Original poem reprinted online here: "My Childhood" by Matthew Zapruder
Originally read: September 24, 2013
More information about the Poet: Matthew Zapruder
So Matthew Zapruder discusses how he came up with the poem, and the last two sentences sums up his creation process, "I guess I knew what I was writing about without knowing it, and the title just says it. The title plus poem felt personally inevitable, and out of my hands."
"Out of my hands" is a good allegory for this poem. The poem is the speaker in the situation rather than being part of it, so the title, "My Childhood" which could be a very internal sentimental topic turns into a vivid observation.

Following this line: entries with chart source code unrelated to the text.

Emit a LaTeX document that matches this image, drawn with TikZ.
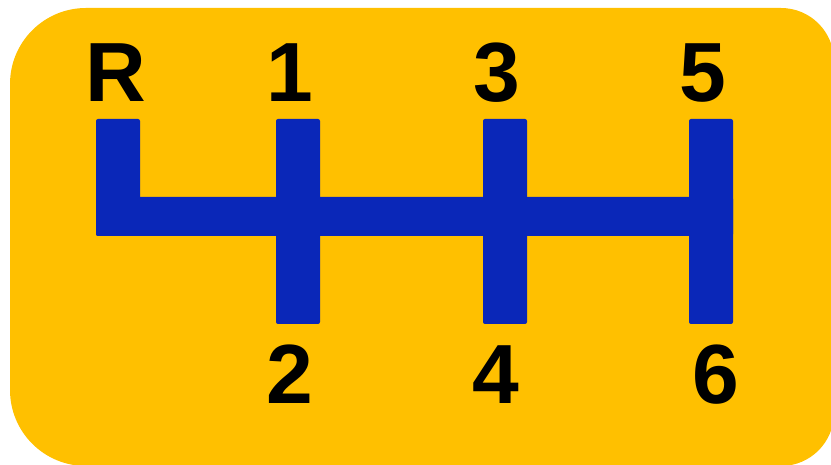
\documentclass[tikz,border=0pt]{standalone}
\usepackage{fontspec}
\setmainfont{Liberation Sans}
\definecolor{panel}{HTML}{FFC000}
\definecolor{gate}{HTML}{0A27B8}
\begin{document}
\begin{tikzpicture}[x=1pt,y=1pt,
  bar/.style={fill=gate, rounded corners=2pt},
  gear/.style={font=\fontsize{84}{84}\selectfont\bfseries, text=black, anchor=base, inner sep=0pt}]
\useasboundingbox (0,0) rectangle (831,465);
\begin{scope}
\clip (0,0) rectangle (831,465);
\fill[panel] (10,75) -- (10,381) arc[start angle=180, end angle=90, radius=76]
  -- (781,457) arc[start angle=90, end angle=0, radius=53]
  -- (834,52) arc[start angle=0, end angle=-90, radius=53]
  -- (86,-1) arc[start angle=-90, end angle=-180, radius=76] -- cycle;
\end{scope}
% shift gate
\fill[bar] (96,229) rectangle (733,268);
\fill[bar] (96,229) rectangle (140,346);
\fill[bar] (276,141) rectangle (320,346);
\fill[bar] (483,141) rectangle (527,346);
\fill[bar] (689,141) rectangle (733,346);
% gear labels
\node[gear] (gR) at (116,363) {R};
\node[gear] (g1) at (290,363) {1};
\node[gear] (g3) at (497,363) {3};
\node[gear] (g5) at (703,363) {5};
\node[gear] (g2) at (290,61) {2};
\node[gear] (g4) at (496,61) {4};
\node[gear] (g6) at (716,61) {6};
\end{tikzpicture}
\end{document}
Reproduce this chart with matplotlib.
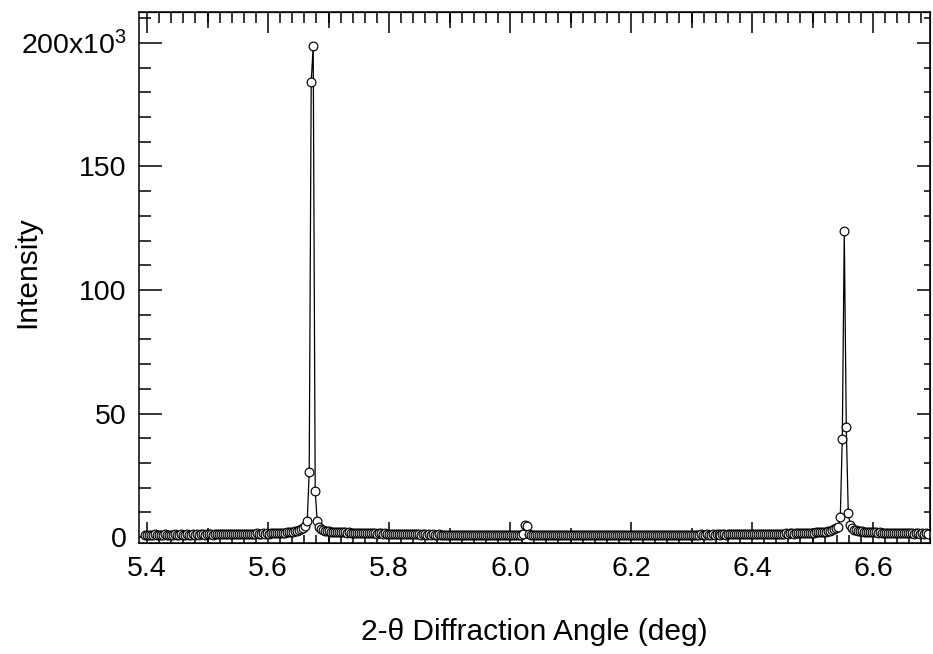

"the orange ball arcs perfectly into the orange hop / making a sound like a drawer closing." So why not "basketball"? Well the addition of the color brings in a sense of blur which is against the simile of "drawer closing." There's something not exact about the clearness of the images.
"you will never get to hold that" and the next line affirms the sentiment of the inability to "hold" (with it's duplicate connotations) the actual -- visual and sound, even though they are "clear."
"I am here and nothing terrible will ever happen" This is mostly a tone line for me in which the speaker just brings up what he remembers about "my childhood" also note the lack of punctuation to punctuate the stream-of-consciousness -- fluid thoughts, not necessarily connected but under the same topic.
"across the street the giant white house full of kids / turns the pages of an endless book" The simile in the beginning blurs the precise, the metaphor here does the opposite. The place is somewhat unclear, but the intent can be drawn out here -- life stories, life poems, life <insert text here> -- weirdly, I feel the poem is most sentimental here, but, at the same time, there's no emotional attachment from the speaker, just observation.
"The mother comes home and finds the child animal sleeping". Past me wrote, "Child? Animal? Both?" The observations have a tint of judgement based on wording, but nothing is concrete as "I left my notebook beside the bed"
"the father came home and sat and quietly talked / one square of light on the wall waiting patiently" here's another question. Each line stand alone? For me these two lines fit together because the sonic and the visual image ties in with the beginning image -- only in reverse. "the father" is the second half of the simile "drawer closing" and the "one square of light" is like the "orange" image. The senses are inverted, but still mean the same -- blurred.
"I will learn my multiplication tables / while the women in the old photograph looks in a different direction". Distance. Just like "the" father instead of "my" in childhood, here the separation is not only through time, but through direction and vision. Yes, it's a photograph, but the focus is actually "different direction".